▶ Problem details
Reproduce the lines below exactly, from the one containing "Output the Python" through the one containing "from matplotlib.patches import Polygon", both included. Leave out any pictures.

▶ Material provided
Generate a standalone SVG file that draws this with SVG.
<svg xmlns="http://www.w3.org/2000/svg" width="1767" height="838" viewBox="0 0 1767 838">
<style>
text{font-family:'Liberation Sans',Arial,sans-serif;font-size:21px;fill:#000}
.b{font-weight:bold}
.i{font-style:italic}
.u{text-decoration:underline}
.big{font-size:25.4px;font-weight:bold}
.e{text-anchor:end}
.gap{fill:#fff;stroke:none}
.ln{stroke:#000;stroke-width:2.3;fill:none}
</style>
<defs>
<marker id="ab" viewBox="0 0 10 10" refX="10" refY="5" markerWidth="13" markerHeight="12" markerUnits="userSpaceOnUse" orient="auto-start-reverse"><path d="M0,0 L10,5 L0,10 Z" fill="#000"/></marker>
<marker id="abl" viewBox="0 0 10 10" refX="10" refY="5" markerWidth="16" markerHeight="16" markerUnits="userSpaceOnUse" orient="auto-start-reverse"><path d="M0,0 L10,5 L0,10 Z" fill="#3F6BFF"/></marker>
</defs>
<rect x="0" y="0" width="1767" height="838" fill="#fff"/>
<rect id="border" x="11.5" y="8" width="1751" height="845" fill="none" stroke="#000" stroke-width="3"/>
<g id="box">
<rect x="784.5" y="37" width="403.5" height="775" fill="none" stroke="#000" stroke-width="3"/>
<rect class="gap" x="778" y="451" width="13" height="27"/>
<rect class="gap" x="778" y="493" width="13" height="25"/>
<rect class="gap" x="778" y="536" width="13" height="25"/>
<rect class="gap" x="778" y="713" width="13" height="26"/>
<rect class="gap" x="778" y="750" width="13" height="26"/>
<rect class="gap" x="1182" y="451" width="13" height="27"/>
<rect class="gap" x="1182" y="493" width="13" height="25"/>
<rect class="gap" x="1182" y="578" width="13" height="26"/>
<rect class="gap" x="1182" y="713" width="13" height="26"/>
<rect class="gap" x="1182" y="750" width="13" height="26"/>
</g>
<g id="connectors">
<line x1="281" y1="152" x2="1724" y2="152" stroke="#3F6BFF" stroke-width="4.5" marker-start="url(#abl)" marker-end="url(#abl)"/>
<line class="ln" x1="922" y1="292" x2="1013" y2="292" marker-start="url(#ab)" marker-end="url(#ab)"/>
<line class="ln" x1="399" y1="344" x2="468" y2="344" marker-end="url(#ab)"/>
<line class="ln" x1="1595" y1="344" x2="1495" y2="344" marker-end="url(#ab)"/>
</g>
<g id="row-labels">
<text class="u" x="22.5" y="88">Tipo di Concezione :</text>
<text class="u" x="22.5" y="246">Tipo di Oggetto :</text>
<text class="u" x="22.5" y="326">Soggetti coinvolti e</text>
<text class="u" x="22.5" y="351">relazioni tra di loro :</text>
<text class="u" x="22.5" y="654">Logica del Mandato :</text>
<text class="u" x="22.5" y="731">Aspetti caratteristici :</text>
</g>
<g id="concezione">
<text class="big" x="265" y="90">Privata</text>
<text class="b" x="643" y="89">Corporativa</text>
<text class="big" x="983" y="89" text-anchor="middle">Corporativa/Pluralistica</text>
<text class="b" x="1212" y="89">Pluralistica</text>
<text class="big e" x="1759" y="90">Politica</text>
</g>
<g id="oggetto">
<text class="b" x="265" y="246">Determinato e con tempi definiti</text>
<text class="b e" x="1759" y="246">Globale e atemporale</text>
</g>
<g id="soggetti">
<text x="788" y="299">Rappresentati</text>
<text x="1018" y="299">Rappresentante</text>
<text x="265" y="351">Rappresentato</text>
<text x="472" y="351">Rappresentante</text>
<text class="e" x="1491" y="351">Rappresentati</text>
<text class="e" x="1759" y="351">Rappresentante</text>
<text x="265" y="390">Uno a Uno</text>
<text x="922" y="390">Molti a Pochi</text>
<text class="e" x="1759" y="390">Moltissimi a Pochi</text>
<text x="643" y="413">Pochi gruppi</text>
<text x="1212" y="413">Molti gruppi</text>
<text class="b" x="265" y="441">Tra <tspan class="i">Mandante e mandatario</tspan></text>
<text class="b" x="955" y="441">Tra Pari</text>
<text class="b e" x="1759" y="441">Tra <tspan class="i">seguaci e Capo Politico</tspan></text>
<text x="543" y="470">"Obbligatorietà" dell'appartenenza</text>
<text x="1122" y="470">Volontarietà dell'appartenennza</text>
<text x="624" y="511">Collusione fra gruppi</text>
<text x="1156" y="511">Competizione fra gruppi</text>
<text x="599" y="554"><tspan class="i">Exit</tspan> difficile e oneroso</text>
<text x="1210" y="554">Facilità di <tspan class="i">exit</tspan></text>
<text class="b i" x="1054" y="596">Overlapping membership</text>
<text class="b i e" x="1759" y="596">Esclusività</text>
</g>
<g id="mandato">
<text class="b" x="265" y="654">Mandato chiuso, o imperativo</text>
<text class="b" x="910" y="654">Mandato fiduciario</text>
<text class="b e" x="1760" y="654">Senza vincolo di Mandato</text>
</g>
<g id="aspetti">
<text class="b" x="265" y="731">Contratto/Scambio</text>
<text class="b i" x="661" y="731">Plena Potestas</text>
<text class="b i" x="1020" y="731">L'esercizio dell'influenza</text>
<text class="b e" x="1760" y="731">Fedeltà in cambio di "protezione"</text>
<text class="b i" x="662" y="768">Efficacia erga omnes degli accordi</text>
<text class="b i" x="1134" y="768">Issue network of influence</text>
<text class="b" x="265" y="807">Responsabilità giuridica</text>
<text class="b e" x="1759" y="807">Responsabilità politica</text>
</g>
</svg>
==
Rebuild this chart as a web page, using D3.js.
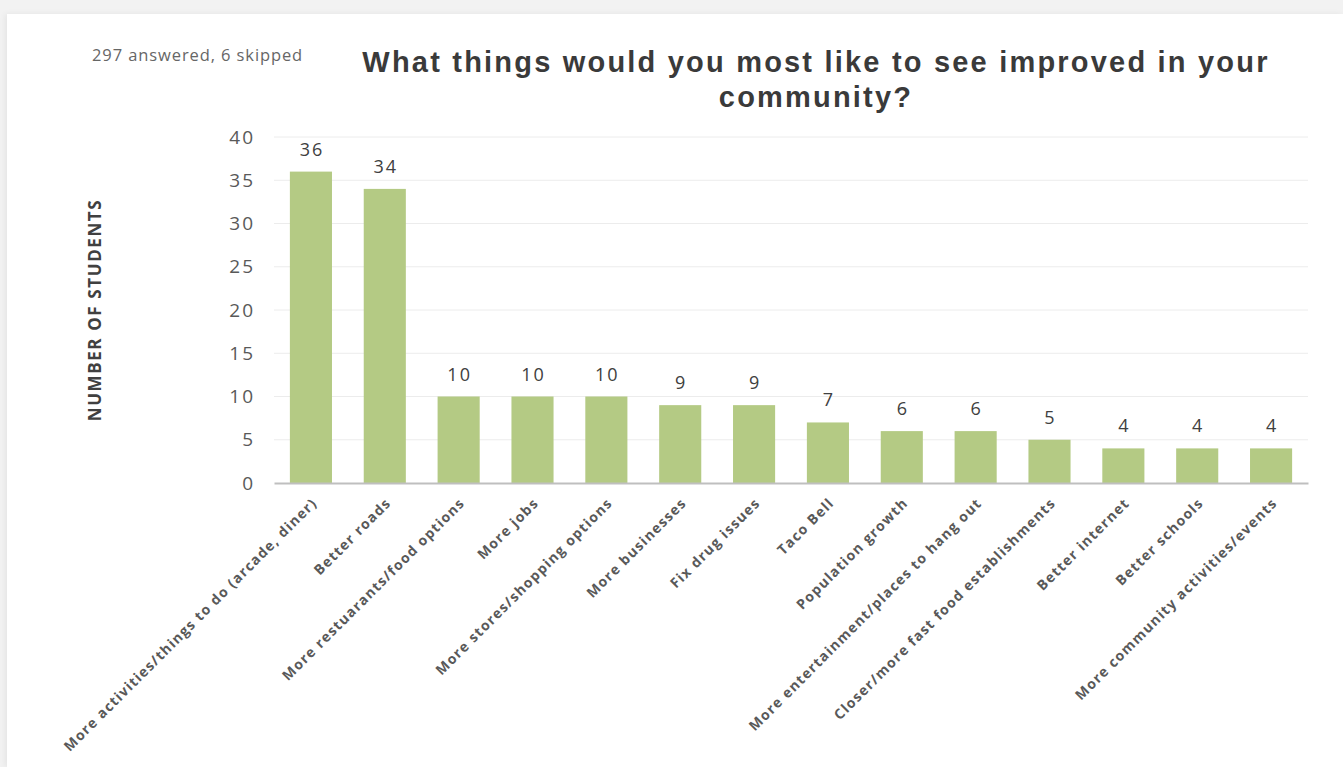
---
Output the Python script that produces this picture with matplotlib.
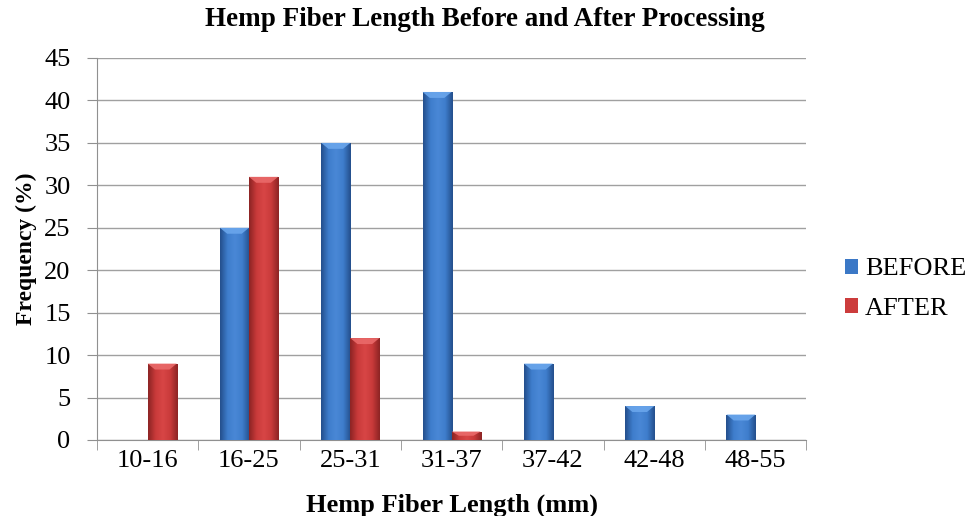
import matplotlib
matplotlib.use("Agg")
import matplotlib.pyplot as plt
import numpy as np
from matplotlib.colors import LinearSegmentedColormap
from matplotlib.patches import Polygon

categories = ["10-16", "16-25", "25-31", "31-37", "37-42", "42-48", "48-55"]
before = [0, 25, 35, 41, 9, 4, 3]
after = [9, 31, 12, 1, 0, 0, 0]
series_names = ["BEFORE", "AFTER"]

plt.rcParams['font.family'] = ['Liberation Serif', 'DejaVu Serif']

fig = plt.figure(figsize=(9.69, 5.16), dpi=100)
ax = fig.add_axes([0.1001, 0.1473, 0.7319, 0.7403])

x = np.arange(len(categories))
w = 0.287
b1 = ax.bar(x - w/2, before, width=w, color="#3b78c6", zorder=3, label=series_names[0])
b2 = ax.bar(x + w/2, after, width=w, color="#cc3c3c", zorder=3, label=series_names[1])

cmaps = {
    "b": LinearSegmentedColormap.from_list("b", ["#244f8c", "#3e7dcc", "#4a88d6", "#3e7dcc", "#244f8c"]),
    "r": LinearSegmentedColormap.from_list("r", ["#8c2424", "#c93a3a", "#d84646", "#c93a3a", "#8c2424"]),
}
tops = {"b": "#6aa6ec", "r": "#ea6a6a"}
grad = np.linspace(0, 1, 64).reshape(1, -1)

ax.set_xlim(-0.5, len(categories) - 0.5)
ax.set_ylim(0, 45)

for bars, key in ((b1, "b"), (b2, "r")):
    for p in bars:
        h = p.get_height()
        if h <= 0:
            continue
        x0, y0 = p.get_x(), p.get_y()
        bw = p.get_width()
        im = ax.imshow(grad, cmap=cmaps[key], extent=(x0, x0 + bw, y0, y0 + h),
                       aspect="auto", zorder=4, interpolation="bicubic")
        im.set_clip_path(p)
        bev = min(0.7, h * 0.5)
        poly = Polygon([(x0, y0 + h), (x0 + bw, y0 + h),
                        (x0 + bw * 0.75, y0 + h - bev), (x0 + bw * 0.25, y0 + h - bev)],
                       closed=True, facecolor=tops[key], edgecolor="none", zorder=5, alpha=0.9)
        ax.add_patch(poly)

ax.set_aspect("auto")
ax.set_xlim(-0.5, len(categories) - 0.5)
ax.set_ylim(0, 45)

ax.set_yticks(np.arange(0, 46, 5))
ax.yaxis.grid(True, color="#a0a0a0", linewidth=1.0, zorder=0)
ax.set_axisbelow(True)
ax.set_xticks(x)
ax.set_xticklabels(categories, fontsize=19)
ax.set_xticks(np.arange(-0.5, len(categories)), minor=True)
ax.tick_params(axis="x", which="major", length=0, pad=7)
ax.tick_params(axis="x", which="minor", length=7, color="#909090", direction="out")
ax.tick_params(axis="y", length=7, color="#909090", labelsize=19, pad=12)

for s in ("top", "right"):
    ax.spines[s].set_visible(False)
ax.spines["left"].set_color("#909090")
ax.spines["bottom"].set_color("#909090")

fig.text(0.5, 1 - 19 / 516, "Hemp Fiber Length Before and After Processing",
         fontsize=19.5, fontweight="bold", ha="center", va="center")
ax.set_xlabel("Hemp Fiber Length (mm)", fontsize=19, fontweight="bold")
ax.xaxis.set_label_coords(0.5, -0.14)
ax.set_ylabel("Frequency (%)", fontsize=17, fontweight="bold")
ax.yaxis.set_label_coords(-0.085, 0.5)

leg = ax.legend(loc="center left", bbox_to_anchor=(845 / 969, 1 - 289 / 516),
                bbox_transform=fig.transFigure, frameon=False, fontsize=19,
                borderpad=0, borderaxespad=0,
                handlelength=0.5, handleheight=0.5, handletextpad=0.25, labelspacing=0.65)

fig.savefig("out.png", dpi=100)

▶ Result of this exercise
Output the Python script that produces this picture with matplotlib.
import matplotlib
matplotlib.use("Agg")
import matplotlib.pyplot as plt
import numpy as np
from matplotlib.colors import LinearSegmentedColormap
from matplotlib.patches import Polygon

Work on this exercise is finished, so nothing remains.